Even though we're "just" talking about voice assistants and other technologies here, Strengers and Kennedy said their treatment matters. 

"Yes, we know smart wives aren't real women, yet the social boundaries between smart and human women are blurry. The ways that we treat virtual women reflect and reinforce how we treat "real" women, and vice versa." 

Pepper, the caregiver bot, is something of an outlier in the smart wife category because the humanoid robot has a "gender-neutral" design. Still, this is problematic, Strengers and Kennedy said, because robots like Pepper "are still there to perform stereotypical feminized labor," and are still commonly ascribed "female traits."

A smarter home

In the final chapter, titled The Smart Wife Reboot, Strengers and Kennedy offer up nine ways to make smart wives better for everyone. It's an overwhelming list and they admit as much, covering everything from the need to diversify hiring and change how these products are marketed and talked about -- to some more complex asks, such as building devices capable of speaking up for themselves when threatened. 

Their final, "core" request calls for ethical guidelines to regulate the design, behavior of and treatment toward smart wives. 

It's a fine list with some interesting insights, but one of their points stands out to me: Hire more diverse people.

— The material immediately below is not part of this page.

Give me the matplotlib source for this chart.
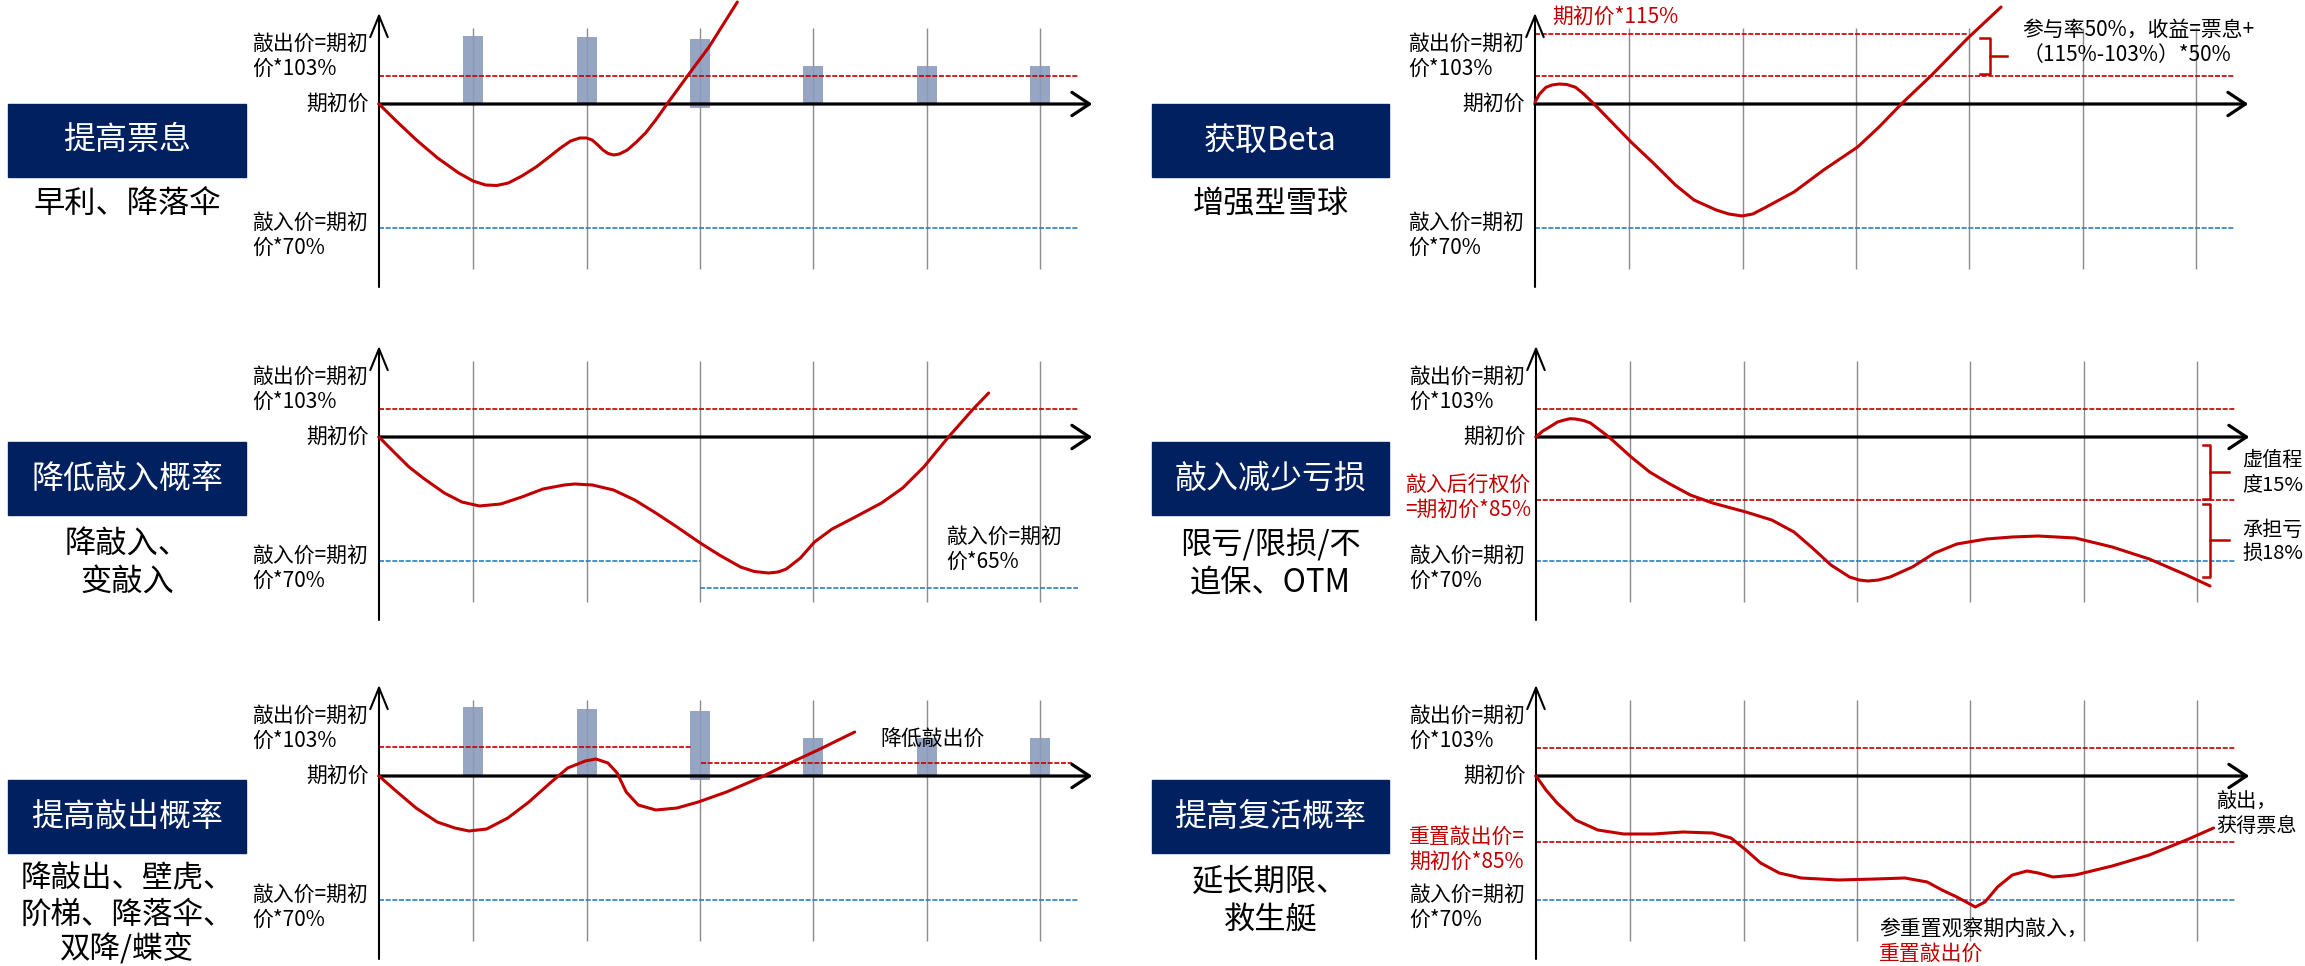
"""Six snowball-structure schematics: knock-out / knock-in levels, coupon bars, price paths."""
import matplotlib
matplotlib.use("Agg")
import matplotlib.pyplot as plt
from matplotlib.patches import Rectangle

plt.rcParams['font.family'] = ['Noto Sans CJK SC', 'DejaVu Sans']

W, H = 2305, 966
NAVY, RED, BLUE, BAR, GRID = '#002060', '#C00000', '#2E7BC6', '#8A9BBC', '#8C8C8C'

# ---- data (x: observation periods, y: schematic level, 0 = initial price) ----
obs_dates = [1, 2, 3, 4, 5, 6]
KO, KI = 28, -124            # 期初价*103% / 期初价*70%
KI_LOW = -151                # 期初价*65%
KO_LOW = 13                  # lowered knock-out
STRIKE_85 = -63              # 敲入后行权价 = 期初价*85%
RESET_85 = -66               # 重置敲出价 = 期初价*85%
CAP_115 = 70                 # 期初价*115%

coupon_top = [68, 67, 65, 38, 38, 38]
coupon_bottom = [0, 0, -4, 0, 0, 0]
coupon5_top = [69, 67, 65, 38, 38, 38]

p1_x = [0.17, 0.313, 0.50, 0.687, 0.873, 1.0, 1.11, 1.21, 1.31, 1.43, 1.555, 1.67,
        1.77, 1.86, 1.94, 2.0, 2.05, 2.1, 2.145, 2.19, 2.24, 2.29, 2.36, 2.44, 2.52,
        2.61, 2.71, 2.89, 3.08, 3.33]
p1_y = [0, -16, -36, -54, -69, -77, -81, -81.5, -79, -72, -63, -53, -44, -37, -34,
        -34, -36, -41, -46, -49.5, -51, -50, -46, -38, -29, -16, 0, 28, 57, 102]

p2_x = [0.17, 0.21, 0.267, 0.32, 0.384, 0.45, 0.528, 0.6, 0.691, 0.854, 1.017, 1.213,
        1.409, 1.572, 1.768, 1.88, 1.996, 2.09, 2.193, 2.454, 2.715, 3.015, 3.204,
        3.40, 3.66, 3.988, 4.28]
p2_y = [2, 10, 16.7, 19, 20, 19.5, 16.7, 10, 0, -19, -38, -59, -81, -96, -106, -110,
        -112, -110, -104, -88, -66, -43, -23, 0, 28, 66, 97]

p3_x = [0.17, 0.31, 0.435, 0.559, 0.746, 0.901, 1.056, 1.243, 1.43, 1.616, 1.803,
        1.897, 2.052, 2.238, 2.425, 2.611, 2.798, 3.003, 3.171, 3.358, 3.48, 3.606,
        3.69, 3.762, 3.886, 4.01, 4.166, 4.353, 4.601, 4.788, 4.974, 5.192, 5.41, 5.546]
p3_y = [0, -16, -30, -41, -56, -65, -69, -67, -60, -52, -48, -47, -48, -53, -63, -76,
        -90, -106, -118, -130, -134.5, -136, -135, -132, -121, -105, -92, -81, -66, -51,
        -30, 0, 28, 44]

p4_x = [0.17, 0.23, 0.29, 0.36, 0.421, 0.47, 0.519, 0.59, 0.65, 0.72, 0.813, 1.009,
        1.172, 1.335, 1.531, 1.727, 2.021, 2.249, 2.445, 2.608, 2.771, 2.935, 3.02,
        3.098, 3.19, 3.293, 3.489, 3.685, 3.881, 4.142, 4.37, 4.599, 4.925, 5.251,
        5.578, 5.905, 6.114]
p4_y = [0, 6, 10, 15, 17, 18.3, 18, 16.5, 14, 8, 0, -20, -35, -46, -58, -66, -75,
        -83, -95, -111, -128, -140, -143, -144, -143, -140, -130, -116, -107, -102,
        -100, -99, -101, -110, -122, -138, -149]

p5_x = [0.17, 0.31, 0.497, 0.683, 0.839, 0.964, 1.119, 1.306, 1.492, 1.679, 1.834,
        1.989, 2.083, 2.189, 2.27, 2.35, 2.456, 2.611, 2.798, 2.985, 3.234, 3.544,
        3.793, 4.042, 4.365]
p5_y = [0, -14, -32, -46, -52, -55, -53, -42, -26, -7, 8, 15, 17, 13, 3, -16, -29,
        -34, -32, -26, -16, -1, 13, 26, 44]

p6_x = [0.17, 0.258, 0.356, 0.519, 0.715, 0.943, 1.204, 1.465, 1.727, 1.89, 2.021,
        2.151, 2.315, 2.51, 2.837, 3.163, 3.424, 3.62, 3.75, 3.881, 3.98, 4.044, 4.129,
        4.24, 4.37, 4.5, 4.598, 4.729, 4.925, 5.251, 5.578, 5.905, 6.145]
p6_y = [0, -14, -27, -44, -54, -58, -58, -56, -57, -62, -74, -87, -97, -102, -104,
        -103, -102, -106, -114, -121, -127, -131, -126, -111, -99, -95, -97, -101, -99,
        -90, -79, -64, -52]

# ---- layout ----
PERIOD_PX = 113.4      # one observation period in pixels
AXIS_X = 0.17          # price axis position (periods)
XMAX = 6.6
LINE_END = 6.33
ARROW_TIP = 6.46
LBL_X = -0.95
FS, FS_BIG = 15, 23

fig = plt.figure(figsize=(W / 100, H / 100), dpi=100)


def panel(ox, oy):
    left = ox - AXIS_X * PERIOD_PX
    ax = fig.add_axes([left / W, 1 - (oy + 190) / H, XMAX * PERIOD_PX / W, 290 / H])
    ax.set_xlim(0, XMAX)
    ax.set_ylim(-190, 100)
    ax.axis('off')
    return ax


def lines(ax, x, y, rows, color='black', ha='left', step=25, fs=FS):
    for i, r in enumerate(rows):
        ax.text(x, y - i * step, r, fontsize=fs, color=color, ha=ha, va='center',
                clip_on=False)


def dashed(ax, y, x0, x1, color):
    ax.hlines(y, x0, x1, colors=color, linestyles=(0, (3, 1)), lw=1.2, zorder=3)


def base(ax, ko=True, ki=True):
    ax.vlines(obs_dates, -165, 76, colors=GRID, lw=1.0, zorder=1)
    if ko:
        dashed(ax, KO, AXIS_X, LINE_END, RED)
    if ki:
        dashed(ax, KI, AXIS_X, LINE_END, BLUE)
    ax.annotate('', xy=(ARROW_TIP, 0), xytext=(AXIS_X, 0), zorder=4,
                arrowprops=dict(arrowstyle='->,head_length=0.9,head_width=0.6',
                                mutation_scale=14, lw=2.3, color='black',
                                shrinkA=0, shrinkB=0))
    ax.annotate('', xy=(AXIS_X, 91), xytext=(AXIS_X, -183), zorder=4,
                arrowprops=dict(arrowstyle='->,head_length=1.1,head_width=0.45',
                                mutation_scale=14, lw=1.5, color='black',
                                shrinkA=0, shrinkB=0))
    lines(ax, 0.08, 0, ['期初价'], ha='right')
    lines(ax, LBL_X, 60, ['敲出价=期初', '价*103%'])
    lines(ax, LBL_X, -119, ['敲入价=期初', '价*70%'])


def path(ax, x, y):
    ax.plot(x, y, color=RED, lw=2.2, zorder=5, clip_on=False,
            solid_capstyle='round', solid_joinstyle='round')


def bracket(ax, x_hook, x_v, x_tick, top, bottom):
    ax.plot([x_hook, x_v, x_v, x_hook], [top, top, bottom, bottom], color=RED, lw=1.8,
            zorder=5, clip_on=False)
    mid = (top + bottom) / 2
    ax.plot([x_v, x_tick], [mid, mid], color=RED, lw=1.8, zorder=5, clip_on=False)


def side_box(x0, y0, x1, y1, title, sub, sub_y, sub_fs=22.5):
    fig.add_artist(Rectangle((x0 / W, 1 - y1 / H), (x1 - x0) / W, (y1 - y0) / H,
                             transform=fig.transFigure, color=NAVY))
    cx = (x0 + x1) / 2
    fig.text(cx / W, 1 - (y0 + y1) / 2 / H, title, color='white', fontsize=FS_BIG,
             ha='center', va='center')
    for s, sy in zip(sub, sub_y):
        fig.text(cx / W, 1 - sy / H, s, color='black', fontsize=sub_fs,
                 ha='center', va='center')


# 1. 提高票息
ax = panel(379, 104)
base(ax)
ax.bar(obs_dates, [t - b for t, b in zip(coupon_top, coupon_bottom)], bottom=coupon_bottom,
       width=0.176, color=BAR, alpha=0.9, zorder=2)
path(ax, p1_x, p1_y)
side_box(8, 104, 246, 177, '提高票息', ['早利、降落伞'], [205])

# 2. 获取Beta
ax = panel(1535, 104)
base(ax)
dashed(ax, CAP_115, AXIS_X, 3.99, RED)
ax.text(0.32, 87, '期初价*115%', fontsize=FS, color=RED, va='center')
bracket(ax, 4.094, 4.182, 4.332, 66, 30)
lines(ax, 4.47, 74, ['参与率50%，收益=票息+', '（115%-103%）*50%'])
path(ax, p2_x, p2_y)
side_box(1152, 104, 1389, 177, '获取Beta', ['增强型雪球'], [205])

# 3. 降低敲入概率
ax = panel(379, 437)
base(ax, ki=False)
dashed(ax, KI, AXIS_X, 3.0, BLUE)
dashed(ax, KI_LOW, 3.0, LINE_END, BLUE)
lines(ax, 5.17, -100, ['敲入价=期初', '价*65%'])
path(ax, p3_x, p3_y)
side_box(8, 442, 246, 515, '降低敲入概率', ['降敲入、', '变敲入'], [544, 582])

# 4. 敲入减少亏损
ax = panel(1536, 437)
base(ax)
dashed(ax, STRIKE_85, AXIS_X, LINE_END, RED)
lines(ax, -0.985, -48, ['敲入后行权价', '=期初价*85%'], color=RED)
bracket(ax, 6.05, 6.11, 6.28, -8, -62)
bracket(ax, 6.05, 6.11, 6.28, -67, -140)
lines(ax, 6.40, -24, ['虚值程', '度15%'], step=24, fs=14.5)
lines(ax, 6.40, -93, ['承担亏', '损18%'], step=24, fs=14.5)
path(ax, p4_x, p4_y)
side_box(1152, 442, 1389, 515, '敲入减少亏损', ['限亏/限损/不', '追保、OTM'], [544, 582])

# 5. 提高敲出概率
ax = panel(379, 776)
base(ax, ko=False)
dashed(ax, KO + 1, AXIS_X, 2.92, RED)
dashed(ax, KO_LOW, 3.01, 6.28, RED)
ax.bar(obs_dates, [t - b for t, b in zip(coupon5_top, coupon_bottom)], bottom=coupon_bottom,
       width=0.176, color=BAR, alpha=0.9, zorder=2)
lines(ax, 4.59, 36, ['降低敲出价'])
path(ax, p5_x, p5_y)
side_box(8, 780, 246, 853, '提高敲出概率', ['降敲出、壁虎、', '阶梯、降落伞、', '双降/蝶变'],
         [879, 915, 949], sub_fs=22)

# 6. 提高复活概率
ax = panel(1536, 776)
base(ax)
dashed(ax, RESET_85, AXIS_X, LINE_END, RED)
lines(ax, LBL_X, -61, ['重置敲出价=', '期初价*85%'], color=RED)
lines(ax, 6.17, -25, ['敲出，', '获得票息'], step=26, fs=14.5)
lines(ax, 3.195, -154, ['参重置观察期内敲入，'])
lines(ax, 3.195, -178, ['重置敲出价'], color=RED)
path(ax, p6_x, p6_y)
side_box(1152, 780, 1389, 853, '提高复活概率', ['延长期限、', '救生艇'], [882, 920])

fig.savefig('out.png', dpi=100)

If this happened, at least some of these other concerns would be addressed in the early stages of design and development -- rather than after the fact, the authors explain. 

"Put simply, concerns such as sexual assault, rape, abortion and domestic violence haven't been in the front of the minds of most (male) AI programmers." A whopping 80.7 percent of all computer programmers in the United States are male, according to a 2019 report by the US Bureau of Labor Statistics

This also brings up a broader problem with smart wives: "...the reality of daily housework is still curiously absent from or overly simplified in most technology marketing and designs." These products just aren't that helpful yet, especially for women. 

Men are more likely to bring new technologies home and are therefore largely responsible for setting up and maintaining them, Strengers and Kennedy found through their own research interviewing Australian households for the book. This gives men more "digital housework," but the devices don't yet significantly ease the burden of "physical housework," like cooking, cleaning and laundry. I've tested a lot of app-enabled washers and dryers: Yes, they're getting smarter, but they aren't really making it faster or much easier to do laundry, yet.

Strengers and Kennedy are hopeful that a positive change can happen, but they're also eager to start implementing it now.

"While gendering technology has already existed, technologies that have humanlike personalities, and the ability to speak back and respond to our needs, [are] unique to the present. if we don't act swiftly and boldly, we may set ourselves up for a feminized future that takes society back to the "good old days" when women's place was to act in the service of all others."